実際に走ってみればわかることだが、万座から志賀まで夜の雪道をドライブなんて、到底やる気にならないくらい遠いし寒いし、暗いし怖いし、面倒くさい。しかしながらユーミンの不思議なマジックで、このシーンは映画のひとつのハイライトといってもいいほどの素敵さを醸し出してしまう。
暗い闇につつまれた白い雪山をヘッドライトで照らして走ることは、いつしか僕の憧れになってしまった。しかし実際のそこには音がない。あるのは雪と夜の空だけで、つめたく凍りついた空気は、未来や過去でなく、いまの瞬間だけを切りとるのだ。
出だしはあの魔法の、半音の緊張を内包するマイナーナインスからである。実際のキーよりも半音低く採ってみる。
Dm9 Bb7(#11) ドレ ミレラレ ミファレ
Am7(11) % ミ レドソド レミド
胸にグッとくる変化は、Bb7(#11)のところである。ミが心に刻まれたまま、シbとラbが鳴る。
最近こういう見方をしないので、つい大雑把な言い方になってしまうのだが、ハ長調/イ短調からみたサブドミナントマイナー的な、メロディックマイナーの転回コード*1である。
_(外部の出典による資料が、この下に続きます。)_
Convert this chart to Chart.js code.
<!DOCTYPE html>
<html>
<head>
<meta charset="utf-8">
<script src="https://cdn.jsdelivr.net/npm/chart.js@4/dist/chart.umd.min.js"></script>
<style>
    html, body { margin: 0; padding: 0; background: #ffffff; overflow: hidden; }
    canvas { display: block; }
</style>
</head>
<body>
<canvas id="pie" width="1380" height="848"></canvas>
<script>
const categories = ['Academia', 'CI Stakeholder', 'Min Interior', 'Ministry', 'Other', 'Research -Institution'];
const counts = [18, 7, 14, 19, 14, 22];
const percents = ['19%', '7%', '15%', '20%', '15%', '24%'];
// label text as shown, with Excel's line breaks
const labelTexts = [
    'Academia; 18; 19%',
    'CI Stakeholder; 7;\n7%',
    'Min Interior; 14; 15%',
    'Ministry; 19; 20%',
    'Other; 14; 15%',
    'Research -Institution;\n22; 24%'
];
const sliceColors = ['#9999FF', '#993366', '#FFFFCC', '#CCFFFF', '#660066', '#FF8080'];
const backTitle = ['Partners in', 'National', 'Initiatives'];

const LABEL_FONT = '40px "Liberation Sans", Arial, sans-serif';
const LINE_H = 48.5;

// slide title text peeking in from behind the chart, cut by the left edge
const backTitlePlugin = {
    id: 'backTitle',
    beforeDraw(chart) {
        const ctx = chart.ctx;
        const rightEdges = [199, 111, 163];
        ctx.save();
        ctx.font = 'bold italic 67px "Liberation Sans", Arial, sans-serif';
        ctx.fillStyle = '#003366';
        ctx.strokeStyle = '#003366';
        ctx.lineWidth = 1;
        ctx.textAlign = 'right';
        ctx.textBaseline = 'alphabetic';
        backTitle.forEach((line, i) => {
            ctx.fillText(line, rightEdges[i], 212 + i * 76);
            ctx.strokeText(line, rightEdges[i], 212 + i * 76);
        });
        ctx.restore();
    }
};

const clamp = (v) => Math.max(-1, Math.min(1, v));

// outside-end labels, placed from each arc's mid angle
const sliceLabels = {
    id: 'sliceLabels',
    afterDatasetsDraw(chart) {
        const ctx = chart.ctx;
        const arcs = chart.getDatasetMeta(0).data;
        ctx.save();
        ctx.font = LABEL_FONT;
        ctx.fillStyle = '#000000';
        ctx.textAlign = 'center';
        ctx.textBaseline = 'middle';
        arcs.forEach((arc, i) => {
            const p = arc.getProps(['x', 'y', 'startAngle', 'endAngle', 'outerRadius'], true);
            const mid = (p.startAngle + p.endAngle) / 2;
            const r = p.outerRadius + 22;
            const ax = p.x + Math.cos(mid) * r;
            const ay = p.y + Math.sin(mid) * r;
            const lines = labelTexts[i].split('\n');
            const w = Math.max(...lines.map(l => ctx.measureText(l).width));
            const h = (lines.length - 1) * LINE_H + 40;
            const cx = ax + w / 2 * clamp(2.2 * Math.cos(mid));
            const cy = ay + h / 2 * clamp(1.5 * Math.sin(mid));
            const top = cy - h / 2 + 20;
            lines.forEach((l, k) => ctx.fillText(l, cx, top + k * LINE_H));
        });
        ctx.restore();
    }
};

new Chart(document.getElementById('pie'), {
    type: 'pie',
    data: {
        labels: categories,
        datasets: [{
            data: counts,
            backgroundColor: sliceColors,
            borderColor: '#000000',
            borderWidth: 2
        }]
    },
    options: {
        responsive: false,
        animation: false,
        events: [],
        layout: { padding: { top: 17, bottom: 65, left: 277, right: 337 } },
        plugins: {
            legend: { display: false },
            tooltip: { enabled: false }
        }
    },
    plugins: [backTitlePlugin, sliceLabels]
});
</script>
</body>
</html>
要するに、こりゃFmM7だと思えばいいだろと。ジャズ屋にいわせれば、そういうことになるだろう。
実際のところそれで、演奏上も解釈上も、特に何の不自由もなかろう。が、もうこの文脈ではボトムが何であろうと、要するにミとラbが鳴ってればよいので、実はAbM7(#5)あたりでも*2格好いい。パット・メセニーなんかがよく使う感じの、オーギュメントなのにメジャーセブンスだ!
さて、無理矢理コラボしてみたので、話にオチがないことが、たったいま判明しました。
あーあ。まいったな。もう無理はやめよう。今年はいつ、山にいけるだろう。